The move is symbolic of both the problem and the solution Bok deals with in the report. For one thing, it is a cost-cutting measure--officials said printing a separate booklet for the annual report was an unnecessary extravagence in an era where, as Bok warns in the report, Harvard is caught in an inflationary vise.
For another, Bok and the gang in the Development Office have put the report--a clarion call for money to shore up Harvard's sagging financial belly--where it will reach the audience they hope will solve that problem: the alumni.
In past years, Bok's annual reports have been the president's vehicle for talking about the subjects he likes to talk about--educational directions in the various schools.

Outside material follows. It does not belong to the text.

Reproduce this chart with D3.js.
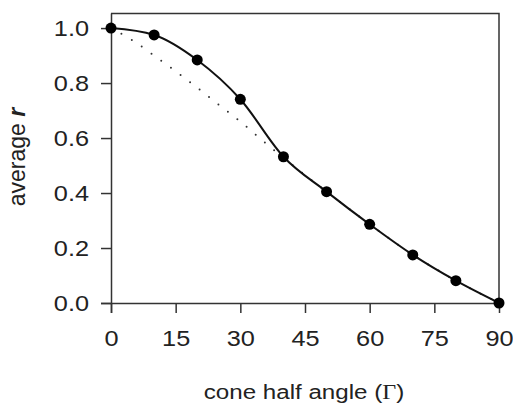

Last year for example, Bok took on the Business School and in 1974, he outlined his support for programs in public policy.
With the University less than one-third of the way to its five-year, $250-million Harvard Campaign goal, however, Bok felt it was time to let the alumni know why Harvard is asking for their money.
In the report, therefore, he says little that is new, instead restating the importance of Harvard's efforts in training public policy experts, continuing basic reasearch and finding new directions in liberal arts education.
If the goals are high-minded, the bottom line, in Bok's own words, is not. If the fund drive fails, he warns his audience, "it is likely that the quality of the institution will gradually diminish under the weight of economic pressures.